Chemistry of Materials, 2019, vol 31, 21, pp. 8918-8926
DOI:10.1021/acs.chemmater.9b02961
Abstract
Photonic crystals, which are materials with periodic dielectric constants on the submicroscale, have been the focus of research for an extended period. Photonic soft materials have been extensively developed for use as colorimetric indicators and mechanochromic sensors, but their limited mechanical properties and molding characteristics only suitable for films restrict their practical implementation. Herein we report an approach to synthesize highly stretchable photonic soft materials based on a hydrogel system that is cross-linked by a crystalline colloidal array.

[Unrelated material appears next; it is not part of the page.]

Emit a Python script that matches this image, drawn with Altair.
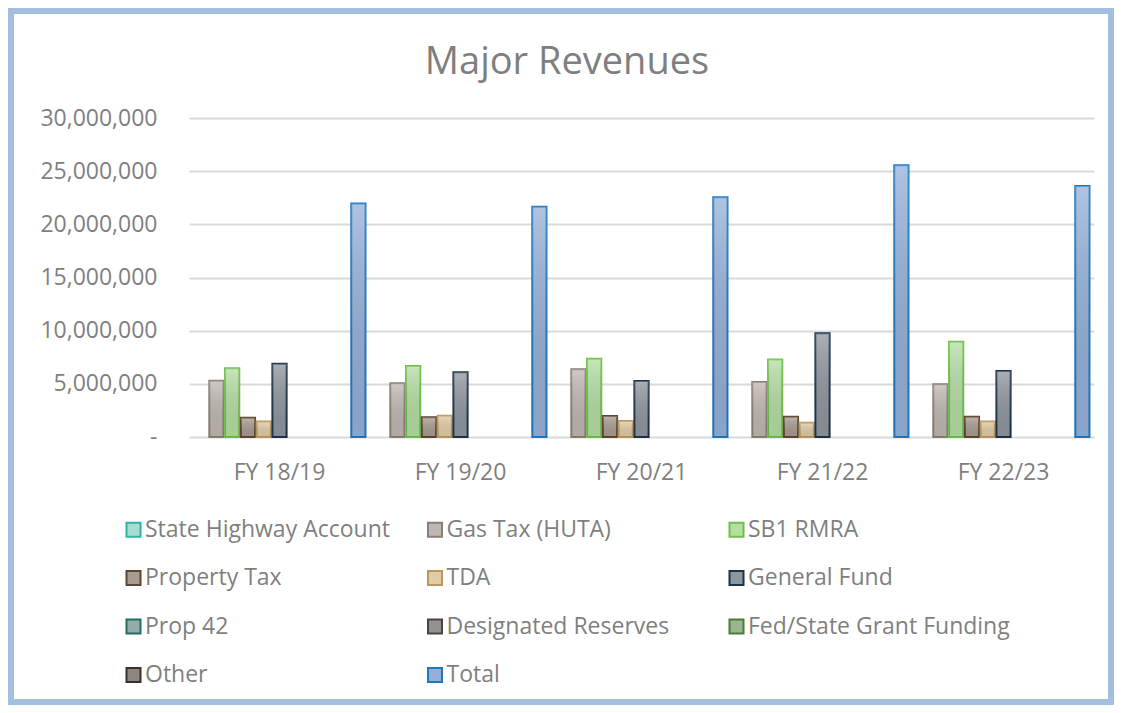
import altair as alt
import pandas as pd

# ---- data ----
chart_title = "Major Revenues"
years = ["FY 18/19", "FY 19/20", "FY 20/21", "FY 21/22", "FY 22/23"]
series = ["State Highway Account", "Gas Tax (HUTA)", "SB1 RMRA", "Property Tax", "TDA",
          "General Fund", "Prop 42", "Designated Reserves", "Fed/State Grant Funding",
          "Other", "Total"]

state_highway = [0, 0, 0, 0, 0]
gas_tax = [5300000, 5050000, 6360000, 5170000, 4950000]
sb1_rmra = [6460000, 6680000, 7360000, 7300000, 8960000]
property_tax = [1820000, 1850000, 1970000, 1900000, 1900000]
tda = [1450000, 2000000, 1500000, 1350000, 1450000]
general_fund = [6900000, 6080000, 5270000, 9750000, 6200000]
prop_42 = [0, 0, 0, 0, 0]
designated_reserves = [0, 0, 0, 0, 0]
fed_state_grants = [0, 0, 0, 0, 0]
other = [0, 0, 0, 0, 0]
total = [21970000, 21660000, 22540000, 25550000, 23600000]

y_ticks = [0, 5000000, 10000000, 15000000, 20000000, 25000000, 30000000]

# ---- styles ----
fills = ["#a8ddd6", "#bfb8b2", "#b5dea3", "#a89c92", "#e2cca6", "#8f969e",
         "#94aca7", "#95918e", "#9cb493", "#8c8782", "#95b0d8"]
strokes = ["#2bb5a8", "#8a7e74", "#6cc04a", "#5c4630", "#b89760", "#1d3348",
           "#206e66", "#4a4440", "#4a7c34", "#3b3026", "#1f77c0"]

values_by_series = [state_highway, gas_tax, sb1_rmra, property_tax, tda, general_fund,
                    prop_42, designated_reserves, fed_state_grants, other, total]

rows = []
for s, vals in zip(series, values_by_series):
    for yr, v in zip(years, vals):
        rows.append({"Year": yr, "Series": s, "Value": v})
df = pd.DataFrame(rows)

W, H = 905, 319
PAD_L, PAD_T, PAD_R, PAD_B = 181, 110, 20, 268
TEXT = "#7f7f7f"
FONT = "Open Sans"

legend = alt.Legend(
    title=None, orient="none", legendX=-67, legendY=400, columns=3,
    direction="horizontal", gridAlign="all", columnPadding=16.5, rowPadding=24.5,
    symbolType="square", symbolSize=196, symbolStrokeWidth=2, labelFontSize=23,
    labelColor=TEXT, labelFont=FONT, labelOffset=0, labelLimit=400, padding=0,
)

x_enc = alt.X("Year:N", sort=years,
              scale=alt.Scale(domain=years, paddingInner=0.05, paddingOuter=0.025),
              axis=alt.Axis(title=None, labelAngle=0, domain=False, ticks=False, grid=False,
                            labelFontSize=23, labelColor=TEXT, labelPadding=24,
                            labelFont=FONT))
xoff_enc = alt.XOffset("Series:N", sort=series,
                       scale=alt.Scale(domain=series, paddingInner=0.1))
y_enc = alt.Y("Value:Q", scale=alt.Scale(domain=[0, 30000000], nice=False),
              axis=alt.Axis(title=None, values=y_ticks, domain=False, ticks=False,
                            gridColor="#d9d9d9", gridWidth=2, labelFontSize=23,
                            labelColor=TEXT, labelPadding=32, labelFont=FONT,
                            labelExpr="datum.value == 0 ? '-\u00a0\u00a0\u00a0' : format(datum.value, ',')"))

base = alt.Chart(df).transform_filter("datum.Value > 0")

bars = base.mark_bar(strokeWidth=2).encode(
    x=x_enc, xOffset=xoff_enc, y=y_enc,
    fill=alt.Fill("Series:N", sort=series,
                  scale=alt.Scale(domain=series, range=fills), legend=legend),
    stroke=alt.Stroke("Series:N", sort=series,
                      scale=alt.Scale(domain=series, range=strokes), legend=legend),
)

sheen = base.mark_bar(
    strokeWidth=0,
    fill=alt.LinearGradient(
        gradient="linear", x1=0, y1=0, x2=0, y2=1,
        stops=[alt.GradientStop(offset=0, color="rgba(255,255,255,0.25)"),
               alt.GradientStop(offset=1, color="rgba(0,0,0,0.07)")],
    ),
).encode(x=x_enc, xOffset=xoff_enc, y=y_enc)

frame = alt.Chart(pd.DataFrame({"f": [0]})).mark_rect(
    filled=False, stroke="#a3bfdd", strokeWidth=6
).encode(
    x=alt.value(-PAD_L + 3), x2=alt.value(W + PAD_R - 3),
    y=alt.value(-PAD_T + 3), y2=alt.value(H + PAD_B - 3),
)

title = alt.Chart(pd.DataFrame({"t": [chart_title]})).mark_text(
    font=FONT, fontSize=38, color=TEXT, align="center", baseline="alphabetic"
).encode(text="t:N", x=alt.value(378), y=alt.value(-44))

chart = alt.layer(frame, bars, sheen, title).properties(
    width=W, height=H,
    background="white",
    autosize=alt.AutoSizeParams(type="none"),
    padding={"left": PAD_L, "top": PAD_T, "right": PAD_R, "bottom": PAD_B},
).configure_view(stroke="transparent", strokeWidth=0)

chart.save("out.html", embed_options={"renderer": "svg", "actions": False})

The intrinsic inhomogeneous submicroscale structure is exploited for effective reinforcement in the multiphase system of the photonic crystals. The photonic hydrogels exhibit a high deformation capacity, with a stretching deformation above 2800% and compression above 98%. The gel has a full-color tunable range and shows 460 nm photonic shifts that can be reversibly actuated by a small compressive stress (kPa level) and can be ink-written to form patterns and freestanding structures. Mechanochromic sensors are constructed based on the three-dimensional and two-dimensional Bragg diffraction of the gel. Owing to its mechanical strength, formability, and tunable colors, the gel can be used in wearable optical devices, colorimetric tactile sensors, and full-color displays.